ANALYSIS:A Supreme Court judgment yesterday clarified issues relating to rights of same-sex couples and their children under Irish law, writes CAROL COULTER
THE DISPUTE between a sperm donor and the lesbian couple who had his child, which led to yesterday’s Supreme Court judgment, raises a number of new issues in Irish law which to date have not been addressed by the legislature.
Among them are the legal position of the donors of genetic material in assisted human reproduction; the legal status of non-biological parents who choose to raise a child in a non-conventional relationship; and the rights of a child with regard to his or her biological parents when they are not married to each other.
These issues have been under consideration for at least a decade, since the Commission on Assisted Human Reproduction was set up, reporting in 2005. Its report has been with the Department of Health and Children since.
The Civil Partnership Bill at present before the Oireachtas is silent on the issue of the status of children being raised by same-sex couples, whatever their biological relationship to one of them. Meanwhile, the Law Reform Commission has reported on Legal Aspects of Family Relationships, with recommendations on the rights of non-marital fathers. There are no indications from the Government on what will happen to these recommendations.
In dealing with yesterday’s case the Supreme Court was asked to consider a situation where a sperm donor wanted extensive contact with the child, and this was opposed by the lesbian couple. He was not an anonymous donor. Therefore he was in the same position as any other non-marital father under Irish law.
In the High Court Mr Justice John Hedigan had decided that the lesbian couple and the child were a de facto family and were entitled to the protection of their family rights under the European Convention on Human Rights. He found that the father was not entitled to guardianship, and that his having access to the child, at least until he was considerably older, would disrupt the family life of the de facto family. He did not consider his rights as a non-marital father.
The Supreme Court rejected this, and decided that the lesbian couple and the child was not a de facto family and did not enjoy protection of its family rights either under the European Convention on Human Rights or the Constitution. The Constitution only recognises the family based on marriage between a man and a woman, it said.
It found that Mr Justice Hedigan was wrong in his interpretation of the convention and its applicability in the Irish courts.

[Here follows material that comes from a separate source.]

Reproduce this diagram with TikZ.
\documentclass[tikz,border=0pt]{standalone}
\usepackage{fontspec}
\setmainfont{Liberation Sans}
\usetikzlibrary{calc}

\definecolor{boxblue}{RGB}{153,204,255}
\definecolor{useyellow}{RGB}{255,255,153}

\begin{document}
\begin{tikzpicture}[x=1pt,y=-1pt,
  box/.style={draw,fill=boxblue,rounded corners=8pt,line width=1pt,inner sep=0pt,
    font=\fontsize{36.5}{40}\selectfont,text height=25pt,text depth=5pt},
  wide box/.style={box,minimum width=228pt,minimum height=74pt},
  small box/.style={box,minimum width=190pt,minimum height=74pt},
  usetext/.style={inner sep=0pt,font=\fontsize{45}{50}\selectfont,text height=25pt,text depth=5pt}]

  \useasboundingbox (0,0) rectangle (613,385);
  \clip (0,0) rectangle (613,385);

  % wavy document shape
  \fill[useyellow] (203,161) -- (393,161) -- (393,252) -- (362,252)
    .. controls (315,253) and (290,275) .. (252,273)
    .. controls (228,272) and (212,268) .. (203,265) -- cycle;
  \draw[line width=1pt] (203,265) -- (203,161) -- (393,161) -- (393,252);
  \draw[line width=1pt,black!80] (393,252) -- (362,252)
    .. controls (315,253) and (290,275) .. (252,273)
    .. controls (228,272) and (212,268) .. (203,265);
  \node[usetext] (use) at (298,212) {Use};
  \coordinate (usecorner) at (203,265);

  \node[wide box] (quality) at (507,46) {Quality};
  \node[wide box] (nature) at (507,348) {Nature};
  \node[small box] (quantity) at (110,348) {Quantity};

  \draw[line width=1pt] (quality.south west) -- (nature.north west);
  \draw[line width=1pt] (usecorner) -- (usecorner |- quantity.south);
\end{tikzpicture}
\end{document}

Mrs Justice Susan Denham pointed out that even the European Court of Human Rights has not recognised same-sex couples as “family life” under Article 8 of the convention, and in one case specifically rejected that contention. The High Court was wrong in treating the couple and child as a family under the convention, she said.
But even if that were not so, Irish law would conflict with such a scenario and would govern the situation. “Under the Constitution it has been clearly established that the family in Irish law is based on a marriage between a man and a woman,” she said. “There is no institution in Ireland of a de facto family.”
The court also decided not to examine in any detail the relationship between the lesbian couple. It decided that the key relationship is that between the child and its birth mother. The mother’s partner has no specific rights, though her position in the child’s life is one factor to be taken into account in considering the best interests of the child.
Mrs Justice Denham did acknowledge that the child lived in a loving and caring situation with the couple, and Mr Justice John Murray said the relationship between the couple and the child was one of the factors to be taken into account when considering the child’s welfare. The situation of a party other than a natural parent was not unique in considering custody and other rights, he pointed out, and also arose when a child had been raised for a number of years by grandparents or foster parents, for example.
The four judges who gave written judgments were unanimous in finding that the father was entitled to apply for guardianship and access, though, as in all cases involving non-marital fathers under Irish law at present, he would not be granted it automatically. The welfare of the child was paramount, and this was the yardstick against which the application would be considered.
The case arose out of a situation where the lesbian couple, who were in a long-term committed relationship, decided they wanted to have a child with the aid of a sperm donor. They decided it would be better for the child if the sperm donor was known to them and the child, and had a relationship with the child, who would know this was his or her biological father.
They drew up an agreement with the father, in this case specifying the nature of the relationship between him and the child, including the fact that the couple would parent the child, while he would occupy the role of “favourite uncle”. He would have no financial or other obligations towards the child, and his contact with the child would be by agreement with the couple.
When the child, a boy, was born, the father wanted more involvement than the couple felt appropriate and after a number of fraught meetings, relations between the father and the couple broke down.
They decided to visit Australia for a year and he took legal proceedings to prevent this, along with proceedings seeking guardianship and access to the child. He lost in the High Court and appealed to the Supreme Court, where he won the right of access, though not guardianship.
The court recommended that the parties attempt to resolve the issue of access by agreement. Failing this, they should return to the High Court.